Ирина Оскольская (историк) "Не-расставание"

Наверное, так не пишут о святых.

Когда-то давно, в совсем темные для меня времена, он сказал: «Ты даже не представляешь, как все будет замечательно!» – и я ухватилась за эти слова как за спасательную соломинку.

С тех пор я вижу его улыбку в каждом солнечном луче, его глаза – во всех цветах на свете. Слышу его голос в шелесте листвы и пении птиц. На каждую букашку и всю красоту Божьего мира я стараюсь глядеть его глазами. И нет во мне самой ничего хорошего, если вам что-то и показалось, то это – отсвет его святости.

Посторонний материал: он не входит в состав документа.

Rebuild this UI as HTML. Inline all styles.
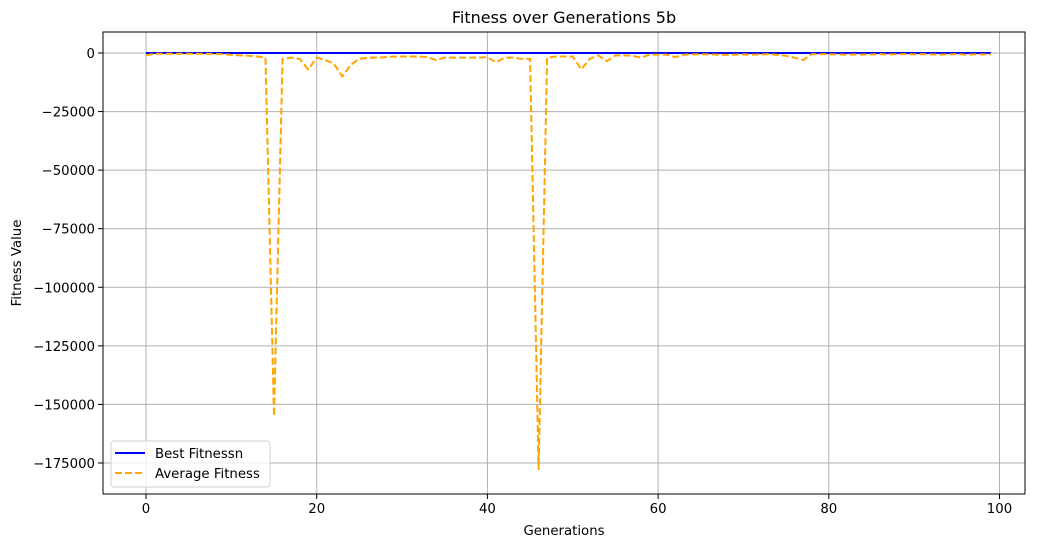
<!DOCTYPE html>
<html><head><meta charset="utf-8"><style>
body{margin:0;background:#fff;font-family:"DejaVu Sans","Liberation Sans",sans-serif;}
svg text{font-family:"DejaVu Sans","Liberation Sans",sans-serif;fill:#000;}
</style></head><body>
<svg id="c" width="1043" height="547"></svg>
<script>
const generations = Array.from({length:100},(_,i)=>i);
const bestFitness = new Array(100).fill(0);
const avgFitness = [-1000,-300,-300,-300,-300,-300,-300,-300,-400,-500,
-800,-1000,-1200,-1500,-2000,-155000,-2500,-2000,-2500,-7000,
-2000,-3000,-4500,-10000,-5000,-2500,-2000,-2000,-1800,-1500,
-1500,-1500,-1500,-1800,-3000,-2000,-2000,-2000,-2000,-2000,
-1800,-4000,-2000,-2000,-2500,-2500,-178000,-2000,-1500,-1500,
-1500,-7000,-2500,-1000,-3500,-1000,-1000,-1200,-2000,-700,
-700,-700,-1800,-700,-600,-500,-600,-700,-800,-700,
-600,-700,-600,-500,-800,-1200,-2000,-3000,-500,-500,
-500,-600,-700,-600,-700,-600,-500,-600,-500,-500,
-600,-500,-600,-700,-600,-500,-700,-600,-600,-600];
const xTicks=[0,20,40,60,80,100];
const yTicks=[0,-25000,-50000,-75000,-100000,-125000,-150000,-175000];
const L=103,R=1025,T=32,B=494;
const X=v=>146+v*8.535;
const Y=v=>53-v*0.0023428;
const svg=document.getElementById('c');
const NS='http://www.w3.org/2000/svg';
function mk(tag,attrs,parent){const e=document.createElementNS(NS,tag);for(const k in attrs)e.setAttribute(k,attrs[k]);(parent||svg).appendChild(e);return e;}
xTicks.forEach(t=>{
  const g=mk('line',{x1:X(t),x2:X(t),y1:T,y2:B,stroke:'#b0b0b0','stroke-width':1});
  
  
  mk('line',{x1:X(t),x2:X(t),y1:B,y2:B+5,stroke:'#000'});
  const tx=mk('text',{x:X(t),y:B+19,'text-anchor':'middle','font-size':13.3});
  tx.textContent=t;
  
  
});
yTicks.forEach(t=>{
  const g=mk('line',{x1:L,x2:R,y1:Y(t),y2:Y(t),stroke:'#b0b0b0','stroke-width':1});
  
  
  mk('line',{x1:L-5,x2:L,y1:Y(t),y2:Y(t),stroke:'#000'});
  const tx=mk('text',{x:L-8,y:Y(t)+5,'text-anchor':'end','font-size':13.3});
  tx.textContent=t===0?'0':'\u2212'+Math.abs(t);
  
  
});
const pb=generations.map((g,i)=>X(g)+','+Y(bestFitness[i])).join(' ');
const l1=mk('polyline',{points:pb,fill:'none',stroke:'#0000ff','stroke-width':2});


const pa=generations.map((g,i)=>X(g)+','+Y(avgFitness[i])).join(' ');
const l2=mk('polyline',{points:pa,fill:'none',stroke:'#ffa500','stroke-width':2,'stroke-dasharray':'7,3'});


const fr=mk('rect',{x:L,y:T,width:R-L,height:B-T,fill:'none',stroke:'#000','stroke-width':1});


const ti=mk('text',{x:(L+R)/2,y:23,'text-anchor':'middle','font-size':16});
ti.textContent='Fitness over Generations 5b';


const xl=mk('text',{x:(L+R)/2,y:535,'text-anchor':'middle','font-size':13.3});
xl.textContent='Generations';


const yl=mk('text',{x:0,y:0,'text-anchor':'middle','font-size':13.3,transform:'translate(21,263) rotate(-90)'});
yl.textContent='Fitness Value';


const lg=mk('g',{});


mk('rect',{x:111,y:441,width:159,height:46,rx:3,fill:'#fff','fill-opacity':0.8,stroke:'#d0d0d0'},lg);
mk('line',{x1:115,x2:145,y1:453,y2:453,stroke:'#0000ff','stroke-width':2},lg);
mk('line',{x1:115,x2:145,y1:473,y2:473,stroke:'#ffa500','stroke-width':2,'stroke-dasharray':'7,3'},lg);
const e1=mk('text',{x:155,y:458,'font-size':13.3},lg);e1.textContent='Best Fitnessn';


const e2=mk('text',{x:155,y:478,'font-size':13.3},lg);e2.textContent='Average Fitness';


</script>
</body></html>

…первая встреча: на излете августа, вечерня. Храм маленький, деревянный, уютный. Сам батюшка в это первое мгновение мне увиделся очень высоким и величественным. Уже потом я разглядела, что он совсем тонкий и не очень высокий. Он молился, глаза были прикрыты. А потом, потом он взглянул на меня. Удивительное сияние словно лилось из его глаз, и я поняла, что он все про меня увидел, все знает, уже любит, и, что он – родной.

Теперь уже можно сказать: я постоянно вспоминаю сияние, которое от него шло. С каждым разом сияния становилось все больше, земного, ощутимого, телесного – все меньше. Тем не менее, батюшка являл удивительную полноту Жизни. Все, что есть в Жизни прекрасного, все, что есть в ней Правда, - заслуживало его внимания, его улыбки. Он освящал повседневность, любую мелочь в ней. Он улыбался, когда причащал. С ним рядом было не торжественно, когда не знаешь, как встать – как сесть – куда девать руки. Все было очень просто, естественно и тепло.

Ни единожды я наблюдала, как дети в Карсаве начинали себя вести так ужасно, словно их ни разу не воспитывали. Мои, например, начинали есть горстями соль, другие – сахар. Просто дети лучше взрослых чувствовали, что здесь не надо что-то из себя строить, чтобы тебя любили, достаточно, что ты есть – это единственное условие для любви.

Когда я первый раз привезла сыновей в Карсаву, младший сын был нездоров: перед поездкой он простудился, и хотя температуры не было, но привязался сильный кашель, который я активно лечила, делая только хуже. Голос у ребенка стал хриплый как у заядлого курильщика. После вечерней службы батюшка подозвал моего сына к себе, обнял, буквально сгреб в объятия, о чем-то спрашивал, разговаривал, не выпуская из рук. Так мы из храма переместились в трапезную пить чай. После чая батюшка ушел. А еще через полчаса мы поняли, что сын не только не кашляет, но и голос у него уже не хриплый.

Последние годы было уже невозможно позвонить ему, услышать его шелестящий голос: «Я знаю» - он всегда останавливал меня, когда я, порывалась объяснить, кто звонит. В последний раз – он был уже очень слаб, и по голосу было слышно, что ему тяжело – мне не пришлось рассказывать о своей просьбе, батюшка ответил сразу.

Очень не хватает его голоса в трубке. Его сухой благословляющей руки.

Он взял меня в свое сердце. Сразу, одним взглядом. Словно мы были родные, только очень давно не виделись. Меня, моих близких и многих-многих. У нас большая и очень разношерстая компания. Мы навсегда останемся в его сердце. И когда закончится время, языки умолкнут и знание упразднится, когда даже пророчества прекратятся, его сердце останется тем же. Потому что любовь никогда не перестаёт.